| Requirement |
Give the number of lines holding the string "this", and nothing else.

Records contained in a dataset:
________________
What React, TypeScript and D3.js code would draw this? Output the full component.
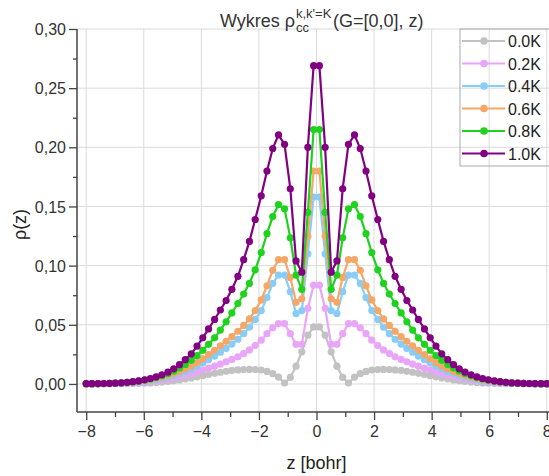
import * as d3 from "d3";
import { useEffect, useRef } from "react";

// z grid [bohr]
const zValues = [
  -8.0, -7.8, -7.59, -7.39, -7.19, -6.99, -6.78, -6.58, -6.38, -6.18,
  -5.97, -5.77, -5.57, -5.37, -5.16, -4.96, -4.76, -4.56, -4.35, -4.15,
  -3.95, -3.75, -3.54, -3.34, -3.14, -2.94, -2.73, -2.53, -2.33, -2.13,
  -1.92, -1.72, -1.52, -1.32, -1.11, -0.91, -0.71, -0.51, -0.3, -0.1,
  0.1, 0.3, 0.51, 0.71, 0.91, 1.11, 1.32, 1.52, 1.72, 1.92,
  2.13, 2.33, 2.53, 2.73, 2.94, 3.14, 3.34, 3.54, 3.75, 3.95,
  4.15, 4.35, 4.56, 4.76, 4.96, 5.16, 5.37, 5.57, 5.77, 5.97,
  6.18, 6.38, 6.58, 6.78, 6.99, 7.19, 7.39, 7.59, 7.8, 8.0,
];

const rho00 = [
  0.0, 0.0, 0.0001, 0.0001, 0.0001, 0.0002, 0.0002, 0.0003, 0.0004, 0.0005,
  0.0007, 0.0009, 0.0012, 0.0016, 0.0021, 0.0027, 0.0034, 0.0042, 0.0051, 0.006,
  0.007, 0.008, 0.009, 0.0099, 0.0107, 0.0114, 0.0119, 0.0122, 0.0123, 0.0122,
  0.0118, 0.0106, 0.0087, 0.0058, 0.0008, 0.0055, 0.015, 0.0272, 0.0412, 0.0482,
  0.0482, 0.0412, 0.0272, 0.015, 0.0055, 0.0008, 0.0058, 0.0087, 0.0106, 0.0118,
  0.0122, 0.0123, 0.0122, 0.0119, 0.0114, 0.0107, 0.0099, 0.009, 0.008, 0.007,
  0.006, 0.0051, 0.0042, 0.0034, 0.0027, 0.0021, 0.0016, 0.0012, 0.0009, 0.0007,
  0.0005, 0.0004, 0.0003, 0.0002, 0.0002, 0.0001, 0.0001, 0.0001, 0.0, 0.0,
];

const rho02 = [
  0.0001, 0.0001, 0.0002, 0.0002, 0.0003, 0.0004, 0.0005, 0.0007, 0.0009, 0.0012,
  0.0016, 0.0021, 0.0027, 0.0034, 0.0042, 0.0052, 0.0063, 0.0075, 0.0089, 0.0103,
  0.0118, 0.0133, 0.015, 0.0168, 0.0187, 0.0207, 0.023, 0.0257, 0.0288, 0.0325,
  0.037, 0.0425, 0.0475, 0.051, 0.051, 0.0425, 0.0335, 0.0335, 0.064, 0.0835,
  0.0835, 0.064, 0.0335, 0.0335, 0.0425, 0.051, 0.051, 0.0475, 0.0425, 0.037,
  0.0325, 0.0288, 0.0257, 0.023, 0.0207, 0.0187, 0.0168, 0.015, 0.0133, 0.0118,
  0.0103, 0.0089, 0.0075, 0.0063, 0.0052, 0.0042, 0.0034, 0.0027, 0.0021, 0.0016,
  0.0012, 0.0009, 0.0007, 0.0005, 0.0004, 0.0003, 0.0002, 0.0002, 0.0001, 0.0001,
];

const rho04 = [
  0.0002, 0.0002, 0.0002, 0.0003, 0.0004, 0.0005, 0.0007, 0.0009, 0.0012, 0.0016,
  0.0021, 0.0028, 0.0036, 0.0046, 0.0058, 0.0072, 0.0088, 0.0106, 0.0127, 0.015,
  0.0177, 0.0205, 0.0236, 0.0268, 0.03, 0.0337, 0.0378, 0.0425, 0.048, 0.0545,
  0.062, 0.073, 0.085, 0.092, 0.092, 0.078, 0.0595, 0.062, 0.11, 0.158,
  0.158, 0.11, 0.062, 0.0595, 0.078, 0.092, 0.092, 0.085, 0.073, 0.062,
  0.0545, 0.048, 0.0425, 0.0378, 0.0337, 0.03, 0.0268, 0.0236, 0.0205, 0.0177,
  0.015, 0.0127, 0.0106, 0.0088, 0.0072, 0.0058, 0.0046, 0.0036, 0.0028, 0.0021,
  0.0016, 0.0012, 0.0009, 0.0007, 0.0005, 0.0004, 0.0003, 0.0002, 0.0002, 0.0002,
];

const rho06 = [
  0.0002, 0.0002, 0.0003, 0.0004, 0.0005, 0.0007, 0.0009, 0.0012, 0.0016, 0.0021,
  0.0028, 0.0036, 0.0046, 0.0058, 0.0072, 0.0088, 0.0106, 0.0127, 0.0151, 0.018,
  0.0213, 0.0248, 0.0285, 0.0322, 0.036, 0.04, 0.0445, 0.0495, 0.055, 0.062,
  0.071, 0.083, 0.096, 0.105, 0.105, 0.09, 0.069, 0.072, 0.125, 0.18,
  0.18, 0.125, 0.072, 0.069, 0.09, 0.105, 0.105, 0.096, 0.083, 0.071,
  0.062, 0.055, 0.0495, 0.0445, 0.04, 0.036, 0.0322, 0.0285, 0.0248, 0.0213,
  0.018, 0.0151, 0.0127, 0.0106, 0.0088, 0.0072, 0.0058, 0.0046, 0.0036, 0.0028,
  0.0021, 0.0016, 0.0012, 0.0009, 0.0007, 0.0005, 0.0004, 0.0003, 0.0002, 0.0002,
];

const rho08 = [
  0.0002, 0.0002, 0.0003, 0.0004, 0.0005, 0.0007, 0.001, 0.0013, 0.0018, 0.0024,
  0.0032, 0.0042, 0.0055, 0.007, 0.0088, 0.011, 0.0135, 0.0165, 0.02, 0.024,
  0.0285, 0.0335, 0.039, 0.0455, 0.0525, 0.06, 0.068, 0.076, 0.085, 0.0965,
  0.111, 0.127, 0.1415, 0.1515, 0.148, 0.1235, 0.092, 0.08, 0.145, 0.215,
  0.215, 0.145, 0.08, 0.092, 0.1235, 0.148, 0.1515, 0.1415, 0.127, 0.111,
  0.0965, 0.085, 0.076, 0.068, 0.06, 0.0525, 0.0455, 0.039, 0.0335, 0.0285,
  0.024, 0.02, 0.0165, 0.0135, 0.011, 0.0088, 0.007, 0.0055, 0.0042, 0.0032,
  0.0024, 0.0018, 0.0013, 0.001, 0.0007, 0.0005, 0.0004, 0.0003, 0.0002, 0.0002,
];

const rho10 = [
  0.0002, 0.0002, 0.0003, 0.0004, 0.0005, 0.0007, 0.001, 0.0014, 0.0019, 0.0026,
  0.0035, 0.0046, 0.006, 0.0078, 0.01, 0.0128, 0.0163, 0.0205, 0.0255, 0.032,
  0.039, 0.0465, 0.0545, 0.0625, 0.0705, 0.08, 0.091, 0.105, 0.1205, 0.139,
  0.159, 0.18, 0.199, 0.2105, 0.2025, 0.165, 0.104, 0.0945, 0.2, 0.269,
  0.269, 0.2, 0.0945, 0.104, 0.165, 0.2025, 0.2105, 0.199, 0.18, 0.159,
  0.139, 0.1205, 0.105, 0.091, 0.08, 0.0705, 0.0625, 0.0545, 0.0465, 0.039,
  0.032, 0.0255, 0.0205, 0.0163, 0.0128, 0.01, 0.0078, 0.006, 0.0046, 0.0035,
  0.0026, 0.0019, 0.0014, 0.001, 0.0007, 0.0005, 0.0004, 0.0003, 0.0002, 0.0002,
];

const seriesNames = ["0.0K", "0.2K", "0.4K", "0.6K", "0.8K", "1.0K"];
const seriesValues = [rho00, rho02, rho04, rho06, rho08, rho10];
const seriesColors = ["#c2c2c2", "#e9a5f7", "#88cdf8", "#f5a767", "#1ed21e", "#820082"];

const xTicks = [-8, -6, -4, -2, 0, 2, 4, 6, 8];
const yTicks = [0, 0.05, 0.1, 0.15, 0.2, 0.25, 0.3];

export default function App() {
  const ref = useRef<SVGSVGElement | null>(null);

  useEffect(() => {
    const width = 549;
    const margin = { top: 29, left: 77, bottom: 412 };
    const font = "'Liberation Sans', Arial, sans-serif";

    const svg = d3.select(ref.current);
    svg.selectAll("*").remove();

    const x = d3.scaleLinear().domain([-8.32, 8.32]).range([margin.left, 556]);
    const y = d3.scaleLinear().domain([-0.0237, 0.3]).range([margin.bottom, margin.top]);

    // grid
    const grid = svg.append("g").attr("stroke", "#dadada").attr("stroke-width", 1);
    grid
      .selectAll("line.gx")
      .data(xTicks)
      .join("line")
      .attr("class", "gx")
      .attr("x1", (d) => x(d))
      .attr("x2", (d) => x(d))
      .attr("y1", margin.top)
      .attr("y2", margin.bottom);
    grid
      .selectAll("line.gy")
      .data(yTicks)
      .join("line")
      .attr("class", "gy")
      .attr("x1", margin.left)
      .attr("x2", width)
      .attr("y1", (d) => y(d))
      .attr("y2", (d) => y(d));

    // axes
    const fmtY = (d: number) => d3.format(".2f")(d).replace(".", ",");
    const yAxis = svg
      .append("g")
      .attr("transform", `translate(${margin.left},0)`)
      .call(d3.axisLeft(y).tickValues(yTicks).tickFormat(fmtY as any).tickSize(8).tickSizeOuter(0));
    svg
      .append("g")
      .attr("transform", `translate(${margin.left},0)`)
      .call(
        d3.axisLeft(y).tickValues([0.025, 0.075, 0.125, 0.175, 0.225, 0.275]).tickFormat(() => "").tickSize(4).tickSizeOuter(0)
      )
      .call((g) => g.select(".domain").remove());
    const xAxis = svg
      .append("g")
      .attr("transform", `translate(0,${margin.bottom})`)
      .call(d3.axisBottom(x).tickValues(xTicks).tickFormat(d3.format("d") as any).tickSize(8).tickSizeOuter(0));
    svg
      .append("g")
      .attr("transform", `translate(0,${margin.bottom})`)
      .call(
        d3.axisBottom(x).tickValues([-7, -5, -3, -1, 1, 3, 5, 7]).tickFormat(() => "").tickSize(5).tickSizeOuter(0)
      )
      .call((g) => g.select(".domain").remove());

    svg.selectAll(".domain").attr("stroke", "#444").attr("stroke-width", 1.5);
    svg.selectAll(".tick line").attr("stroke", "#444").attr("stroke-width", 1.3);
    yAxis.selectAll("text").attr("font-size", 16).attr("font-family", font).attr("fill", "#333").attr("x", -11).attr("dy", "0.35em");
    xAxis.selectAll("text").attr("font-size", 16).attr("font-family", font).attr("fill", "#333").attr("y", 14);
    yAxis.select(".domain").attr("d", `M0,${margin.bottom}V${margin.top}`);
    xAxis.select(".domain").attr("d", `M${margin.left},0H${width}`);

    // series
    const line = d3
      .line<number>()
      .x((_, i) => x(zValues[i]))
      .y((d) => y(d));
    seriesValues.forEach((vals, s) => {
      const g = svg.append("g");
      g.append("path")
        .attr("d", line(vals))
        .attr("fill", "none")
        .attr("stroke", seriesColors[s])
        .attr("stroke-width", 2.2);
      g.selectAll("circle")
        .data(vals)
        .join("circle")
        .attr("cx", (_, i) => x(zValues[i]))
        .attr("cy", (d) => y(d))
        .attr("r", 3.6)
        .attr("fill", seriesColors[s]);
    });

    // legend
    const lg = svg.append("g");
    lg.append("rect")
      .attr("x", 460)
      .attr("y", 29)
      .attr("width", 110)
      .attr("height", 137)
      .attr("fill", "none")
      .attr("stroke", "#aaa")
      .attr("stroke-width", 1);
    seriesNames.forEach((name, i) => {
      const cy = 41 + i * 22.5;
      lg.append("line")
        .attr("x1", 462)
        .attr("x2", 505)
        .attr("y1", cy)
        .attr("y2", cy)
        .attr("stroke", seriesColors[i])
        .attr("stroke-width", 2.2);
      lg.append("circle").attr("cx", 484).attr("cy", cy).attr("r", 3.8).attr("fill", seriesColors[i]);
      lg.append("text")
        .attr("x", 508)
        .attr("y", cy + 6)
        .attr("font-size", 16)
        .attr("font-family", font)
        .attr("fill", "#222")
        .text(name);
    });

    // title
    const t = svg.append("g").attr("font-family", font).attr("fill", "#333");
    t.append("text").attr("x", 295).attr("y", 27).attr("text-anchor", "end").attr("font-size", 18).text("Wykres ρ");
    t.append("text").attr("x", 296).attr("y", 32).attr("font-size", 13).text("cc");
    t.append("text").attr("x", 296).attr("y", 18).attr("font-size", 13).text("k,k'=K");
    t.append("text").attr("x", 333).attr("y", 27).attr("font-size", 18).text("(G=[0,0], z)");

    // axis labels
    svg
      .append("text")
      .attr("x", x(0))
      .attr("y", 469)
      .attr("text-anchor", "middle")
      .attr("font-size", 18)
      .attr("font-family", font)
      .attr("fill", "#222")
      .text("z [bohr]");
    svg
      .append("text")
      .attr("transform", `translate(26,${(margin.top + margin.bottom) / 2 + 4}) rotate(-90)`)
      .attr("text-anchor", "middle")
      .attr("font-size", 18)
      .attr("font-family", font)
      .attr("fill", "#222")
      .text("ρ(z)");
  }, []);

  return (
    <div style={{ position: "absolute", left: 0, top: 0 }}>
      <svg ref={ref} width={549} height={476} style={{ display: "block", background: "#fff" }} />
    </div>
  );
}
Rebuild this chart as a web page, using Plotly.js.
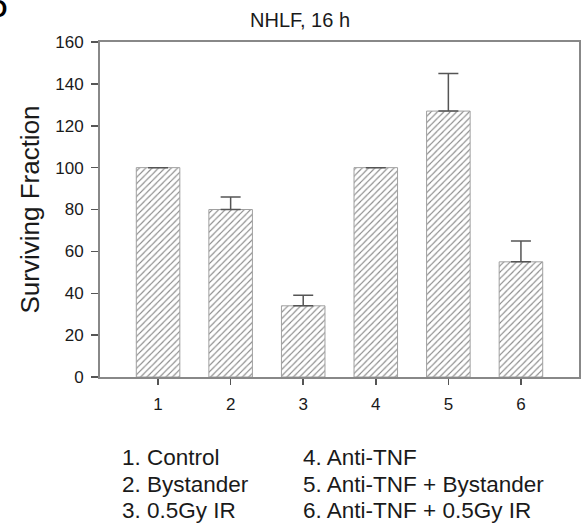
<!DOCTYPE html>
<html>
<head>
<meta charset="utf-8">
<script src="https://cdn.plot.ly/plotly-3.0.1.min.js"></script>
<style>html,body{margin:0;padding:0;background:#fff;}#chart{width:588px;height:527px;}</style>
</head>
<body>
<div id="chart"></div>
<script>
const categories = [1, 2, 3, 4, 5, 6];
const survivingFraction = [100, 80, 34, 100, 127, 55];
const errorPlus = [0, 6, 5, 0, 18, 10];
const legendLeft = ["1. Control", "2. Bystander", "3. 0.5Gy IR"];
const legendRight = ["4. Anti-TNF", "5. Anti-TNF + Bystander", "6. Anti-TNF + 0.5Gy IR"];
const chartTitle = "NHLF, 16 h";
const yTitle = "Surviving Fraction";
const yTicks = [0, 20, 40, 60, 80, 100, 120, 140, 160];

const font = "Liberation Sans, Arial, sans-serif";
const textColor = "#1a1a1a";

const trace = {
  type: "bar",
  x: categories,
  y: survivingFraction,
  width: 0.6,
  marker: {
    color: "#ffffff",
    line: {color: "#a0a0a0", width: 1},
    pattern: {shape: "/", fgcolor: "#888888", bgcolor: "#ffffff", size: 4.5, solidity: 0.25}
  },
  error_y: {
    type: "data", symmetric: false,
    array: errorPlus,
    arrayminus: categories.map(() => 0),
    color: "#555555", thickness: 1.5, width: 10
  },
  hoverinfo: "none"
};

const annotations = [];
annotations.push({text: chartTitle, xref: "paper", yref: "paper", x: (300-100)/479, y: (377-20)/335,
  xanchor: "center", yanchor: "middle", showarrow: false, font: {family: font, size: 20, color: textColor}});
annotations.push({text: "<b>D</b>", xref: "paper", yref: "paper", x: (9-100)/479, y: (377-8)/335,
  xanchor: "right", yanchor: "middle", showarrow: false, font: {family: font, size: 24, color: "#000"}});
const rows = [457, 484, 510];
legendLeft.forEach((t, i) => annotations.push({text: t, xref: "paper", yref: "paper",
  x: (120-100)/479, y: (377-rows[i])/335, xanchor: "left", yanchor: "middle", showarrow: false,
  font: {family: font, size: 22.5, color: textColor}}));
legendRight.forEach((t, i) => annotations.push({text: t, xref: "paper", yref: "paper",
  x: (301-100)/479, y: (377-rows[i])/335, xanchor: "left", yanchor: "middle", showarrow: false,
  font: {family: font, size: 22.5, color: textColor}}));

const layout = {
  width: 588, height: 527,
  margin: {l: 100, r: 9, t: 42, b: 150, pad: 0},
  paper_bgcolor: "#ffffff", plot_bgcolor: "#ffffff",
  showlegend: false,
  font: {family: font, color: textColor},
  xaxis: {
    range: [0.2, 6.8], tickvals: categories, ticktext: categories.map(String),
    ticks: "outside", ticklen: 6, tickwidth: 1.5, tickcolor: "#555",
    showline: true, linecolor: "#888888", linewidth: 2, mirror: true,
    showgrid: false, zeroline: false, fixedrange: true,
    tickfont: {family: font, size: 17, color: textColor}, ticklabelstandoff: 5
  },
  yaxis: {
    range: [0, 160], tickvals: yTicks,
    ticks: "outside", ticklen: 7, tickwidth: 1.5, tickcolor: "#555",
    showline: true, linecolor: "#888888", linewidth: 2, mirror: true,
    showgrid: false, zeroline: false, fixedrange: true,
    tickfont: {family: font, size: 17, color: textColor}, ticklabelstandoff: 4,
    title: {text: yTitle, font: {family: font, size: 26, color: textColor}, standoff: 8}
  },
  annotations: annotations
};

Plotly.newPlot("chart", [trace], layout, {displayModeBar: false, staticPlot: true});
</script>
</body>
</html>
________________
| Solution |
2